The owners do some cooking of their own. The homemade sauerkraut, studded with bacon, is nothing short of magical. Vinegary German potato salad and smoky ham salad are also irresistible. You'll also be tempted by the cherry strudel -- go ahead, give in to temptation.
British Gourmet Ltd., 7901 East Thomas, Scottsdale, 480-994-3837.
We kicked the Redcoats out more than 200 years ago. But they've still got an outpost in Scottsdale.
This funky storefront shows you why the sun never sets on the British culinary empire. Look for familiar names: Crosse & Blackwell condiments, Cadbury chocolates, Colman's mustard, Major Grey's chutney, Walker's shortbread, Robertson's jams, Lyle's treacle. In the refrigerated cases you'll spot Devonshire cream, English butter and cheeses, crumpets, meat pies and frozen kippers. Stiff-upper-lip types will be pleased to know they'll never have to do without Marmite and mushy peas. And if you want to know what's going on in Parliament, or look at pictures of seminude women, you can grab a home country newspaper from the rack.
Ethio Market, 1617 North 32nd Street, Phoenix, 602-286-0766.
This sparsely stocked storefront brings a little bit of Addis Ababa to the desert Southwest.
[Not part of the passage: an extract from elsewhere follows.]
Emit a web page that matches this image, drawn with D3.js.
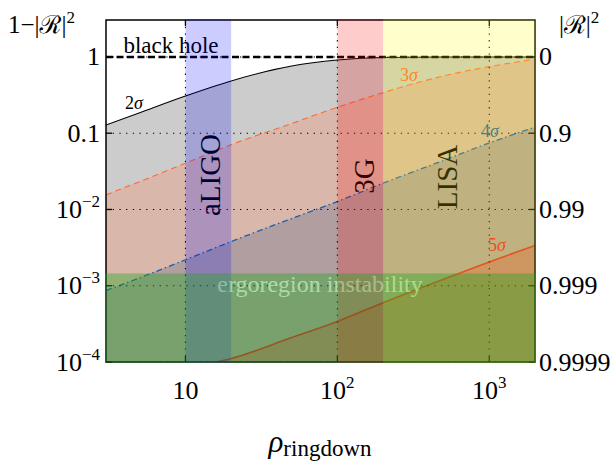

There's almost nothing on the shelves except little bags of beef jerky and Ethiopian spices: cardamom, ginger, garlic, red-pepper awaze and the blend used to prepare alicha dishes. You can also take home injera, the country's signature bread that Ethiopians use instead of cutlery to scoop up food. It's spongelike, and slightly sour, and looks like what you'd get if you mated a tortilla with a crepe. If you wish, the pleasant owner will whip up a traditional wat (stew) so you can have something to scoop up with it. Native garb and crafts will also catch your eye.